If you can make your focus your work, kids and social life, including your family and friends, you may just find that you don’t need the conflict to sustain you. A connection, even with conflict, is just that. Whether it’s you or your spouse, staying escalated with each other is way more energy than required to co-parent your kids. Try to think of your former spouse as a business contact with whom you need to have a long and productive relationship for the most important product of all: your child(ren). Even if you have nothing in common, and active distaste for each other, you did manage to have a family at one point and time. So, now, create whatever boundaries you need to keep an arm’s length, child focused view of your former spouse.
In sum, although you can never change your former spouse, and she may be wrong and driving you crazy, you can decide what about her behavior is intolerable for you.
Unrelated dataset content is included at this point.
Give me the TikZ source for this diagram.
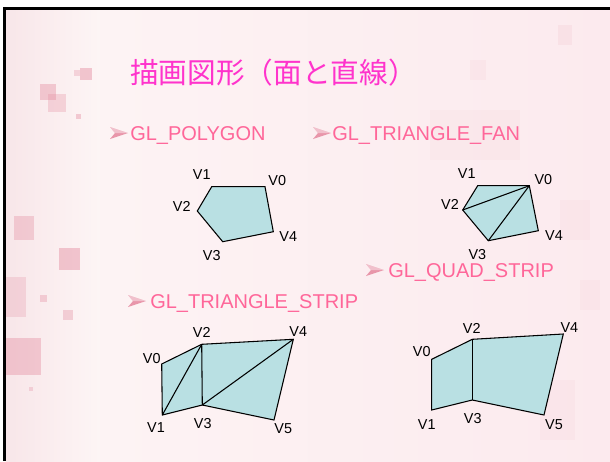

When you know, do what it takes to acknowledge it, to yourself, and then let it go. Don’t harass, rant, rave or otherwise create additional escalation for yourself or your child(ren). By doing everything you can to contain and take care of yourself and your children, you will do far better for you and them in the long run. In the meantime, make sure you have the support you need and that your children do too. It can get better and you can be a part of the plan to make that happen.